The poor state of fileformats for High Performance computing


#1

About two weeks ago I have put a post asking for recommending the file-format use with high-perfomance computing. Our use-case is training of relatively simple neural networks but using terabytes of data. We do that on a single machine with GPU, where there are separate processes loading the data from S3 storage and preparing them for the master thread.

After our reasearch, we have come with following alternatives:
Feather
Parquet
ProtoBuf
JLD
JLD2
HDF5

Let’s discuss all options.
Feather is interesting, but it cannot handle unicode characters and sometime mysteriously crashes when reading large datafiles (we have filed bug for unicode characters).

We did not dare to try parquet, since the installation of the package is anything but trivial, and reading that using Spark.py means having separate Java process, which is something I want to avoid.

ProtoBuf is quite slow to read, even though we have fixed some type instabilities.

JLD contains memory leakage. The bug has been filed but due to transition to JLD2 is not addressed.

JLD2 crashes when saving large array of string (bug has been filed).

HDF5 seems to be the only format that is working (evaluation still under test, fingers crossed otherwise I am doomed and have to go to python, which is something I would rather avoid).

I have to say that this is not very nice situation. I like the Julia and being in a Python / Java environment is not a good feature. I think that having good and stable binary fileformat is important for any large-scale processing. Again, I am talking about terabyte scale data.

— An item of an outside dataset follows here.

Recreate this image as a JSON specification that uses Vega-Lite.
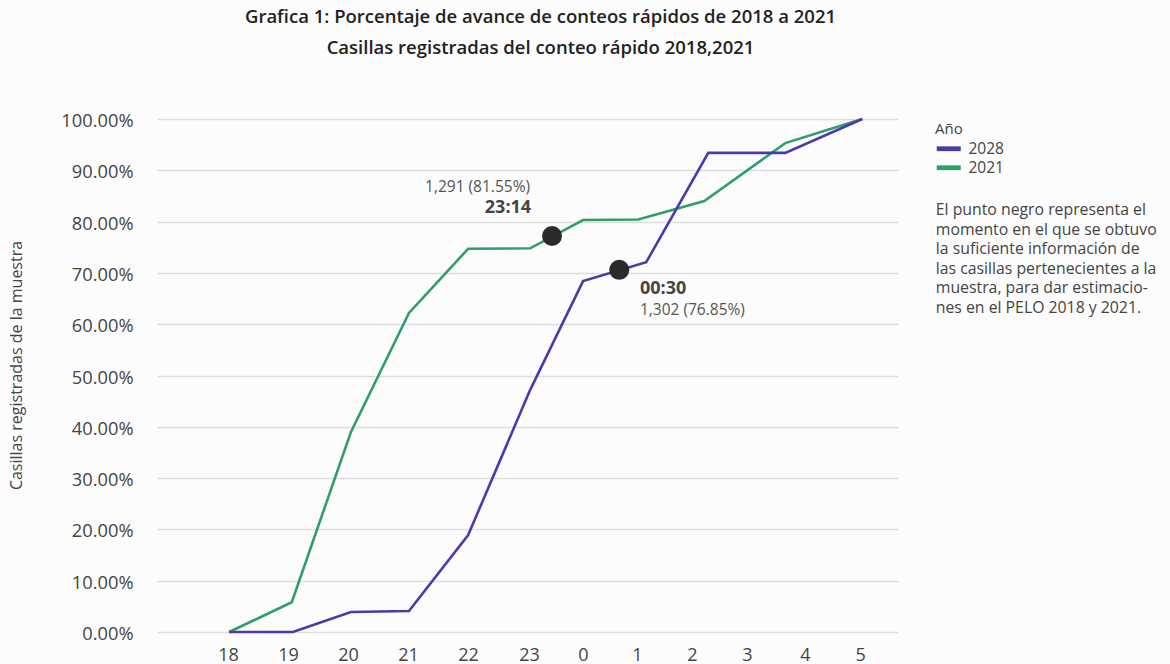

I do not know, where to move next. I am happy to help improving any package if my skills are sufficient, or at least do the testing.

Tomas


#2

JLD2 would be the best first place for you to assist. I am not involved, but send a note via a JLD2 issue.


#3

Check out Parquet.jl – should be a bit easier to get going with than the java stack.


#4

Parquet.jl is actually one of the examples that the original post was referring to as the poor state of this stuff, it currently is broken on julia 0.6 (see https://github.com/JuliaComputing/Parquet.jl/issues/7).


#5

But updating Parquet.jl to work with Julia 0.6 may still be the easiest option.


#6

The installation of Parquet and its dependencies does not seem to be easy, and I have to say I am afraid of it. Meanwhile, we have tried flat-buffers and they seems to be OK. Reading is reasonably fast and it is possible to write the files straight from the java / scala. I just hope the implementation will be stable without memory leaks. Otherwise, the back-up solution is HDF5.


#7

Yeah, I hope someone tackles that, if we had a working version of that, it seems it would be the best option.


#8

What operating system are you using? I’ve just got it working on Ubuntu 16.04 - with lots of warnings, but able to load a parquet file generated with Spark.


#9

Made a couple of PRs to fix it:

There are several more warnings when calling using Parquet, but all tests pass on my machine.


#10

Thanks a lot.

I wanted to point to this because it is something what my people drive-off julia.


#11

I looked at the Windows situation today. The first blocker seems to be that Snappy.jl doesn’t have Windows support, right?

With Thrift.jl, am I right that things might actually work even if the thrift compiler stuff doesn’t work on Windows? Isn’t that more of a dev time step to generate julia files, but that wouldn’t have to work on user machines, right? But, I didn’t look at it very long, so I might have completely misunderstood :slight_smile:


#12

I guess another alternative might be the other Snappy.jl package on github, which seems a pure julia implementation without any binary dependency, but it is not clear to me how ready that one is.


#13

Can you use Blosc instead?


#14

The JLD2 issue appears to be fixed now.


#15

Hm, that would be nice. The README of Blosc.jl says that the only algorithms currently supported are blosclz, lz4, and lz4hc, and I think for Parquet.jl we would need the Snappy algorithm. But the original (non-julia) library seems to support snappy, so maybe that is something that could be made to work.


#16

I was wondering more whether it could use the Blosc algorithm itself.


#17

You can add support for Parquet + Blosc, but to read existing files you still need to support Parquet + Snappy.